The FN was the party won the most votes in France in last year's European elections and this year's departmental ones but on a low turnout that meant that its roughly five million votes in each case was lower than Marine Le Pen's score in the 2012 presidential poll, where turnout was much higher.

The result should not blind the movement to its weaknesses, Jean-Marie Le Pen warned.

"The number of votes won should be the real figure of reference. Our organisation, although it is making progress, is still very imperfect, as is the training of our cadres."

Le Pen père is particularly scornful of FN vice-president Florian Philippot, who was quick to announce a "final breach" after his latest controversial remarks.

Philippot and his allies have launched "insulting attacks" on him, Le Pen claims, and goes on to imply that he has recruited masses of full-time workers who want to wipe out his legacy.

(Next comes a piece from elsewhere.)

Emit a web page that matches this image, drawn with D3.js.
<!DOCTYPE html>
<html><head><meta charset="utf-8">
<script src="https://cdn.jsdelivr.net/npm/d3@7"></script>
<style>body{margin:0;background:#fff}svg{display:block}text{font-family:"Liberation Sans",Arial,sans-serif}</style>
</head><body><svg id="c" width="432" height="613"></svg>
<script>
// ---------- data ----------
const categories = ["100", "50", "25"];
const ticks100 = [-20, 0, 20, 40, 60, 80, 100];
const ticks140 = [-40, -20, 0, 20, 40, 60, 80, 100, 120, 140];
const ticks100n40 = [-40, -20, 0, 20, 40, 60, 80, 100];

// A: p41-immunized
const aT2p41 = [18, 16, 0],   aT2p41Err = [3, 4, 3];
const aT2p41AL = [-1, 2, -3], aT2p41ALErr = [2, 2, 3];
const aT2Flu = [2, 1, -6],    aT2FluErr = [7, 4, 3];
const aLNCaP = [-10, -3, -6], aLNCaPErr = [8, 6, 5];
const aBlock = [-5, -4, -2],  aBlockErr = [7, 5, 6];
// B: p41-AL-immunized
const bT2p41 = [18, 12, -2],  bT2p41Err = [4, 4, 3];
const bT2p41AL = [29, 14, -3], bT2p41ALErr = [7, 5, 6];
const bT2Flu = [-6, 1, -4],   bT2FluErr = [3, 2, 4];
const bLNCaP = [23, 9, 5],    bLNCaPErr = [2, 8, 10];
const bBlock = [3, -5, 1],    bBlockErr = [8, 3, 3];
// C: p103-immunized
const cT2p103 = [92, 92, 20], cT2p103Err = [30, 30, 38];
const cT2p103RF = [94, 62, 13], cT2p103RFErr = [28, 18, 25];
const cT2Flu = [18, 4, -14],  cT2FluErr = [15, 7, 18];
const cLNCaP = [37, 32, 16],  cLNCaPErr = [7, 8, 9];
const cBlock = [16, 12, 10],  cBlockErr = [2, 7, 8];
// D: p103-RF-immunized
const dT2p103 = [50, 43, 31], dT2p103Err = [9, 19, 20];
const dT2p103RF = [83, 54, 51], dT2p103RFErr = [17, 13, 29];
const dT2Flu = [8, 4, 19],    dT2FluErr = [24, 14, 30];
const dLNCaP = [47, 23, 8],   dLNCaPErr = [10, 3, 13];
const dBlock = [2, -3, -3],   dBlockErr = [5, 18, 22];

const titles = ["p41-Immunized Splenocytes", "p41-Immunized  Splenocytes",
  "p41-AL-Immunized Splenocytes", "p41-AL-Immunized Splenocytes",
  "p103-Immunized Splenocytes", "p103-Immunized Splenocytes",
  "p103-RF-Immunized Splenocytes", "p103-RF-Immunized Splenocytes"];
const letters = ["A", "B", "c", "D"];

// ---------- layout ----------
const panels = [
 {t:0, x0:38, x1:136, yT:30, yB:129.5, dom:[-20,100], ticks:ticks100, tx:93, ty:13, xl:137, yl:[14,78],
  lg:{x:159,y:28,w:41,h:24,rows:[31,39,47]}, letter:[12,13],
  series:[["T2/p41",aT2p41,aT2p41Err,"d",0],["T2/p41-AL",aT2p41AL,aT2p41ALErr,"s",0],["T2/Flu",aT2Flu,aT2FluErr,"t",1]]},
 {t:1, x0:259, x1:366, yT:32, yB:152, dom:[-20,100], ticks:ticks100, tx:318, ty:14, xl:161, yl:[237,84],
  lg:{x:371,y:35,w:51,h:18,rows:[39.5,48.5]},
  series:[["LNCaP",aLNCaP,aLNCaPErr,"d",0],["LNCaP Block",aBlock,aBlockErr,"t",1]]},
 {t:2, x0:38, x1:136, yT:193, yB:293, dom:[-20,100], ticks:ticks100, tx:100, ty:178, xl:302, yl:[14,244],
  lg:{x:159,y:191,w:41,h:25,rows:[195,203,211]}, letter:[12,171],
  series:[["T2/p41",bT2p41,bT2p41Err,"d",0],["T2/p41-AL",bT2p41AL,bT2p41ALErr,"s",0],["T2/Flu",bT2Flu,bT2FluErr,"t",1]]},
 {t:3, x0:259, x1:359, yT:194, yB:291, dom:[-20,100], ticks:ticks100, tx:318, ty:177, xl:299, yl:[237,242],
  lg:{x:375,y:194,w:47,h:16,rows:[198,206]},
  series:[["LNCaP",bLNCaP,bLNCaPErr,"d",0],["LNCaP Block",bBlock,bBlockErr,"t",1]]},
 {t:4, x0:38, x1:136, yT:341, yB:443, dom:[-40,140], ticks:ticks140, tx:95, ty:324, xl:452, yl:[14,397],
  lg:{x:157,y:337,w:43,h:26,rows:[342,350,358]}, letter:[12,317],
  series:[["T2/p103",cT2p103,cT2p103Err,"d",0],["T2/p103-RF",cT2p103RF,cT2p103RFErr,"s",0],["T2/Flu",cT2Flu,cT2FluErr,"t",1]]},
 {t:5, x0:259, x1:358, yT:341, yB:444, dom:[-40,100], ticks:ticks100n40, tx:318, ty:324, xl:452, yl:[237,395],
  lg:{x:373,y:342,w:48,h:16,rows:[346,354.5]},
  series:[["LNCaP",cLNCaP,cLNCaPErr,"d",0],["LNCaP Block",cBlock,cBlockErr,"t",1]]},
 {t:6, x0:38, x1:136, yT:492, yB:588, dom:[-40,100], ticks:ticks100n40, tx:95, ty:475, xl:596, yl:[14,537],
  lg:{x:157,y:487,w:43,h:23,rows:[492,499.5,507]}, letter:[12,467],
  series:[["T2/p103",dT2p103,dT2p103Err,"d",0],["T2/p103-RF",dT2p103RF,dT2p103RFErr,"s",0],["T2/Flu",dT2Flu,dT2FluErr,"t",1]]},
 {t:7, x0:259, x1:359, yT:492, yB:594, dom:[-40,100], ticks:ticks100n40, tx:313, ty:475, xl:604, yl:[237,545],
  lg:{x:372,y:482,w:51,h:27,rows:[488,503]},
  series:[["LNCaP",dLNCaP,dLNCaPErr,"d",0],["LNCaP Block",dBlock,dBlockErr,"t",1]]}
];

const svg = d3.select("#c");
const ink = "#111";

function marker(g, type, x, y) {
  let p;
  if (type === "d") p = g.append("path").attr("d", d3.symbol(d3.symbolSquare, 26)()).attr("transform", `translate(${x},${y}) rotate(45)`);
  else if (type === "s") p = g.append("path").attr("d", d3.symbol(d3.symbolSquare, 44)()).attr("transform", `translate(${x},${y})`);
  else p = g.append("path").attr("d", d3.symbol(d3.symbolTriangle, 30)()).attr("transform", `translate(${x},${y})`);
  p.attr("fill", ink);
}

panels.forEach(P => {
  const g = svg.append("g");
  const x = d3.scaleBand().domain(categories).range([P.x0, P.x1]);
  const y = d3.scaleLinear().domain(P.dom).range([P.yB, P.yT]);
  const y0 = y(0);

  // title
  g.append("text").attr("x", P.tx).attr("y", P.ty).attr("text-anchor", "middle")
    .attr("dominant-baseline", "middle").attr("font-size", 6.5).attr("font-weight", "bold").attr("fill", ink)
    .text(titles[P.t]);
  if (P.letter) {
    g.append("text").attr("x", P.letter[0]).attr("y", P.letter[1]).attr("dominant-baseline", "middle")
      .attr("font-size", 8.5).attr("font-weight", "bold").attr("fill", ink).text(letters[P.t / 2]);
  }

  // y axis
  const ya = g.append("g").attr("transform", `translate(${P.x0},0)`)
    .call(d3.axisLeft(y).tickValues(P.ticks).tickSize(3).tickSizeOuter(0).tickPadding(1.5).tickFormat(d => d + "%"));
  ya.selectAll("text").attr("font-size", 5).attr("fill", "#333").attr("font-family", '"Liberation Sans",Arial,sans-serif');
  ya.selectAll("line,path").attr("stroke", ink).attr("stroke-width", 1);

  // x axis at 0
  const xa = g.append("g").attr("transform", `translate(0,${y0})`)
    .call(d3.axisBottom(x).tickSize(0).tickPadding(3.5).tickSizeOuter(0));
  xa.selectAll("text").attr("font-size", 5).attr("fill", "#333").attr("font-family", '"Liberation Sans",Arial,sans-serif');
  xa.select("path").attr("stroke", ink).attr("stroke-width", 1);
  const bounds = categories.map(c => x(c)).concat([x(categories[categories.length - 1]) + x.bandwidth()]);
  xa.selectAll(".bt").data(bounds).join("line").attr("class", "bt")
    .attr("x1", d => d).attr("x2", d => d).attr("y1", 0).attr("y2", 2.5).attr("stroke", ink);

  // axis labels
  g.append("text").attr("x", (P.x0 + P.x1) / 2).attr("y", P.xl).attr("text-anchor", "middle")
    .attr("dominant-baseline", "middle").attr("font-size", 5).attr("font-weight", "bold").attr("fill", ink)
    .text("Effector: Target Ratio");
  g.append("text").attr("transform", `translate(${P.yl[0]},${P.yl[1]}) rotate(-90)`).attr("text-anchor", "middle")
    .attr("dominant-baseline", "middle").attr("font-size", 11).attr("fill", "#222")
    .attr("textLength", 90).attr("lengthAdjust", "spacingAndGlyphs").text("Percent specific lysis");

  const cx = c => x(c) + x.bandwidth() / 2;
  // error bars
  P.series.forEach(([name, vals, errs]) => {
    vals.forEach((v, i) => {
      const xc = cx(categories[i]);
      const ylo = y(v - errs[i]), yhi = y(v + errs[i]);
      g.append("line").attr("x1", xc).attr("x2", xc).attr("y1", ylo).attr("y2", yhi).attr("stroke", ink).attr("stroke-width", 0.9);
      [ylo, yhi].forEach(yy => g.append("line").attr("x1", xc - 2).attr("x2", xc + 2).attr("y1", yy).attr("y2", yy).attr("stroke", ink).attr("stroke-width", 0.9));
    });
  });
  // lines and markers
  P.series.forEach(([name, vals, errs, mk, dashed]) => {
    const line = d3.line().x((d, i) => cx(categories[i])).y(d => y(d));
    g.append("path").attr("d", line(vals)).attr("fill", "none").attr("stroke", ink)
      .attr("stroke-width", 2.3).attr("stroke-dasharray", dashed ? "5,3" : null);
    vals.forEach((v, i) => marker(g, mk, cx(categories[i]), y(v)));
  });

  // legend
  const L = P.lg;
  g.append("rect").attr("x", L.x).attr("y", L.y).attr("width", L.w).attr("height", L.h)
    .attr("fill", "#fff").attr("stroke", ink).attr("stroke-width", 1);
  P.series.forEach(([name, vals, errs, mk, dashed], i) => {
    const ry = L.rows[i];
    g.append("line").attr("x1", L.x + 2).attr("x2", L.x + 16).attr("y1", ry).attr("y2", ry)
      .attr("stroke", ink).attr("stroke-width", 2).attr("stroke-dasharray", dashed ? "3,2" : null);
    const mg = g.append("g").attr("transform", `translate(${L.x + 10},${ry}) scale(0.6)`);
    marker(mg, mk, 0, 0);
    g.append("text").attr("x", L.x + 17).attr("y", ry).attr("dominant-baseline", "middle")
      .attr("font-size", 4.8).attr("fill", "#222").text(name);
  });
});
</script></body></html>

On his controversial remarks he remains unrepentant.

"I'm reproached with not respecting the 'line of the FN'. But which? That of the president? That of the people who issue 10-15 statements a week?"

His bitterness against the alleged apparatchiks was the reason Jean-Marie Le Pen refused to attend the party's executive committee, made up of full-time workers, some of whom he says have been "very amply" paid.

Solidarity inside the party has become weaker, he claims.

"We are afraid of having a reputation of bad republicans. Are we becoming France's most important antifascist and antiracist party?"